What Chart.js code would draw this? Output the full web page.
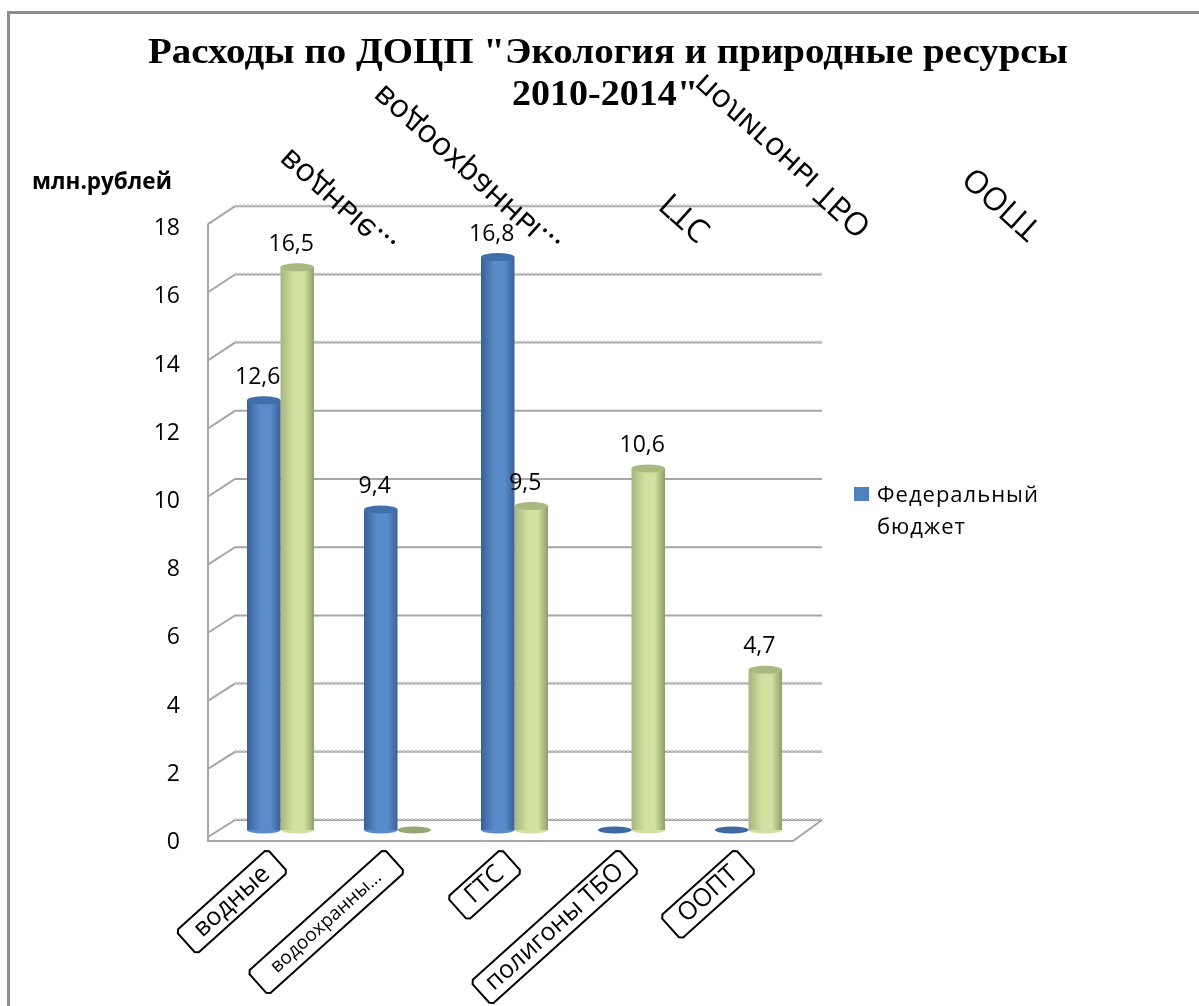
<!DOCTYPE html>
<html>
<head>
<meta charset="utf-8">
<style>
  html, body { margin: 0; padding: 0; background: #fff; }
  #wrap { width: 1199px; height: 1006px; }
</style>
<script src="https://cdn.jsdelivr.net/npm/chart.js@4"></script>
</head>
<body>
<div id="wrap"><canvas id="chart" width="1199" height="1006"></canvas></div>
<script>
// data
const categories = ["водные", "водоохранны...", "ГТС", "полигоны ТБО", "ООПТ"];
const federal = [12.6, 9.4, 16.8, 0, 0];
const other = [16.5, 0, 9.5, 10.6, 4.7];
const titleLines = ['Расходы по ДОЦП "Экология и природные ресурсы', '2010-2014"'];
const unitLabel = "млн.рублей";
const legendLines = ["Федеральный", "бюджет"];

const SANS = '"Open Sans", sans-serif';
const pxPerUnit = 34.1;
const areaUnits = 640 / pxPerUnit;

// ticks whose wall line looks rough in the original
const roughTicks = [18, 16, 14, 4, 2, 0];
const catPct = 0.573;

// where the flipped copies of the labels start
const flippedStarts = [[284, 154], [378, 90], [666, 198], [699, 79], [969, 172]];
const labelFonts = [25, 19, 25, 25, 25];
const labelPads = [30, 42, 30, 22, 30];
// title is stretched in the original: [width, centre x, baseline y]
const titleFit = [[920, 608, 63], [186, 605, 105]];

function cylinderFill(ctx, stops) {
    const chart = ctx.chart;
    const x = chart.scales.x;
    if (!chart.chartArea || !x) return stops[1];
    const w = x.width / categories.length * catPct / 2;
    const left = x.getPixelForValue(ctx.dataIndex) + (ctx.datasetIndex - 1) * w;
    const g = chart.ctx.createLinearGradient(left, 0, left + w, 0);
    g.addColorStop(0, stops[0]);
    g.addColorStop(0.4, stops[1]);
    g.addColorStop(0.7, stops[1]);
    g.addColorStop(1, stops[2]);
    return g;
}
const blueStops = ["#386196", "#5a8ccb", "#3a6296"];
const greenStops = ["#a7b67e", "#d0e1a2", "#8f9e68"];
const capColors = ["#3f70aa", "#a9ba80"];
const flatColors = ["#3f6a9f", "#98a874"];

const wallPlugin = {
    id: "wall",
    beforeDraw(chart) {
        const c = chart.ctx;
        const front = chart.scales.y;
        const back = chart.scales.yBack;
        c.save();
        // outer frame: only top and left edges are visible
        c.strokeStyle = "#8c8c8c";
        c.lineWidth = 3;
        c.beginPath();
        c.moveTo(8.5, 1006);
        c.lineTo(8.5, 12.5);
        c.lineTo(1199, 12.5);
        c.stroke();

        const x0 = 208, x1 = 235, x2 = 822, x3 = 793;
        back.ticks.forEach(t => {
            const yb = back.getPixelForValue(t.value);
            const yf = front.getPixelForValue(t.value);
            c.strokeStyle = "#a6a6a6";
            c.lineWidth = 2;
            c.beginPath();
            c.moveTo(x0, yf - 5.5 + t.value / 18);
            c.lineTo(x1, yb);
            c.lineTo(x2, yb);
            c.stroke();
            if (roughTicks.includes(t.value)) {
                c.strokeStyle = "#d0d0d0";
                c.setLineDash([2, 2]);
                c.beginPath();
                c.moveTo(x1, yb - 1);
                c.lineTo(x2, yb - 1);
                c.stroke();
                c.setLineDash([]);
            }
        });
        // front edges
        const y18 = front.getPixelForValue(18) - 5;
        const y0 = front.getPixelForValue(0) - 1.5;
        const yb0 = back.getPixelForValue(0);
        c.strokeStyle = "#a6a6a6";
        c.lineWidth = 2;
        c.beginPath();
        c.moveTo(x0, y18);
        c.lineTo(x0, y0);
        c.lineTo(x3, y0);
        c.lineTo(x2, yb0);
        c.stroke();
        c.restore();
    },
    beforeDatasetsDraw(chart) {
        // round bottoms of the cylinders
        const c = chart.ctx;
        chart.data.datasets.forEach((ds, di) => {
            chart.getDatasetMeta(di).data.forEach((bar, i) => {
                if (!ds.data[i]) return;
                c.fillStyle = di ? greenStops[1] : blueStops[1];
                c.beginPath();
                c.ellipse(bar.x, bar.base, bar.width / 2, 3.5, 0, 0, Math.PI * 2);
                c.fill();
            });
        });
    },
    afterDatasetsDraw(chart) {
        const c = chart.ctx;
        c.save();
        chart.data.datasets.forEach((ds, di) => {
            chart.getDatasetMeta(di).data.forEach((bar, i) => {
                // top cap, or a flat disc for a zero value
                c.fillStyle = ds.data[i] ? capColors[di] : flatColors[di];
                c.beginPath();
                c.ellipse(bar.x, bar.y, bar.width / 2, ds.data[i] ? 4 : 3.5, 0, 0, Math.PI * 2);
                c.fill();
                // value label
                if (ds.data[i]) {
                    c.fillStyle = "#000";
                    c.font = "23px " + SANS;
                    c.textAlign = "center";
                    c.textBaseline = "middle";
                    c.fillText(String(ds.data[i]).replace(".", ","), bar.x - 6, bar.y - 23);
                }
            });
        });
        c.restore();
    },
    afterDraw(chart) {
        const c = chart.ctx;
        const x = chart.scales.x;
        c.save();
        // title, squeezed to the widths of the original
        c.fillStyle = "#000";
        c.font = 'bold 36px "Liberation Serif", serif';
        c.textAlign = "center";
        c.textBaseline = "alphabetic";
        titleLines.forEach((line, i) => {
            const [w, cx, by] = titleFit[i];
            c.save();
            c.translate(cx, by);
            c.scale(w / c.measureText(line).width, 1);
            c.fillText(line, 0, 0);
            c.restore();
        });

        // unit label
        c.font = "bold 22.5px " + SANS;
        c.textAlign = "left";
        c.textBaseline = "middle";
        c.fillText(unitLabel, 32, 183);

        // legend
        c.fillStyle = "#4f81bd";
        c.fillRect(854, 487, 15, 14);
        c.fillStyle = "#000";
        c.font = "22px " + SANS;
        c.letterSpacing = "1px";
        c.fillText(legendLines[0], 877, 496);
        c.fillText(legendLines[1], 877, 528);
        c.letterSpacing = "0px";

        // boxed category labels under the floor
        const ang = -42 * Math.PI / 180;
        categories.forEach((name, i) => {
            c.save();
            c.translate(x.getPixelForValue(i) - 3, 860.5);
            c.rotate(ang);
            c.font = labelFonts[i] + "px " + SANS;
            const len = c.measureText(name).width + labelPads[i];
            const h = 15.5, cut = 3;
            c.strokeStyle = "#000";
            c.lineWidth = 2;
            c.fillStyle = "#fff";
            c.beginPath();
            c.moveTo(-len + cut, -h);
            c.lineTo(-cut, -h);
            c.lineTo(0, -h + cut);
            c.lineTo(0, h - cut);
            c.lineTo(-cut, h);
            c.lineTo(-len + cut, h);
            c.lineTo(-len, h - cut);
            c.lineTo(-len, -h + cut);
            c.closePath();
            c.fill();
            c.stroke();
            c.fillStyle = "#000";
            c.textAlign = "center";
            c.textBaseline = "middle";
            c.fillText(name, -len / 2, 0);
            c.restore();

            // the same label flipped, up above the plot
            c.save();
            c.translate(flippedStarts[i][0], flippedStarts[i][1]);
            c.rotate(42 * Math.PI / 180);
            c.scale(1, -1);
            c.font = "32px " + SANS;
            c.fillStyle = "#000";
            c.textAlign = "left";
            c.textBaseline = "middle";
            c.fillText(i === 0 ? "водные..." : name, 0, 0);
            c.restore();
        });
        c.restore();
    }
};

new Chart(document.getElementById("chart"), {
    type: "bar",
    data: {
        labels: categories,
        datasets: [
            { label: legendLines.join(" "), data: federal, yAxisID: "yBars",
              backgroundColor: ctx => cylinderFill(ctx, blueStops) },
            { label: "", data: other, yAxisID: "yBars",
              backgroundColor: ctx => cylinderFill(ctx, greenStops) }
        ]
    },
    options: {
        responsive: false,
        animation: false,
        layout: { padding: { left: 100, right: 392, top: 206, bottom: 160 } },
        datasets: { bar: { categoryPercentage: catPct, barPercentage: 1 } },
        plugins: {
            legend: { display: false },
            tooltip: { enabled: false },
            title: { display: false }
        },
        scales: {
            x: { display: false },
            y: {
                min: -3.5 / pxPerUnit,
                max: areaUnits - 3.5 / pxPerUnit,
                afterFit: s => { s.width = 122; },
                border: { display: false },
                grid: { display: false, drawTicks: false },
                ticks: {
                    stepSize: 2,
                    includeBounds: false,
                    padding: 42,
                    color: "#000",
                    font: { family: SANS, size: 23 }
                }
            },
            yBars: {
                display: false,
                min: -16 / pxPerUnit,
                max: areaUnits - 16 / pxPerUnit
            },
            yBack: {
                display: false,
                min: -26 / pxPerUnit,
                max: areaUnits - 26 / pxPerUnit,
                ticks: { stepSize: 2, includeBounds: false }
            }
        }
    },
    plugins: [wallPlugin]
});
</script>
</body>
</html>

· · · ·

* **The problem**: Give again, word for word, every line from the top of the data through the line with "const areaUnits = 640 / pxPerUnit;", both ends included, and exclude the pictures.

* **Exercise output**:
What Chart.js code would draw this? Output the full web page.
<!DOCTYPE html>
<html>
<head>
<meta charset="utf-8">
<style>
  html, body { margin: 0; padding: 0; background: #fff; }
  #wrap { width: 1199px; height: 1006px; }
</style>
<script src="https://cdn.jsdelivr.net/npm/chart.js@4"></script>
</head>
<body>
<div id="wrap"><canvas id="chart" width="1199" height="1006"></canvas></div>
<script>
// data
const categories = ["водные", "водоохранны...", "ГТС", "полигоны ТБО", "ООПТ"];
const federal = [12.6, 9.4, 16.8, 0, 0];
const other = [16.5, 0, 9.5, 10.6, 4.7];
const titleLines = ['Расходы по ДОЦП "Экология и природные ресурсы', '2010-2014"'];
const unitLabel = "млн.рублей";
const legendLines = ["Федеральный", "бюджет"];

const SANS = '"Open Sans", sans-serif';
const pxPerUnit = 34.1;
const areaUnits = 640 / pxPerUnit;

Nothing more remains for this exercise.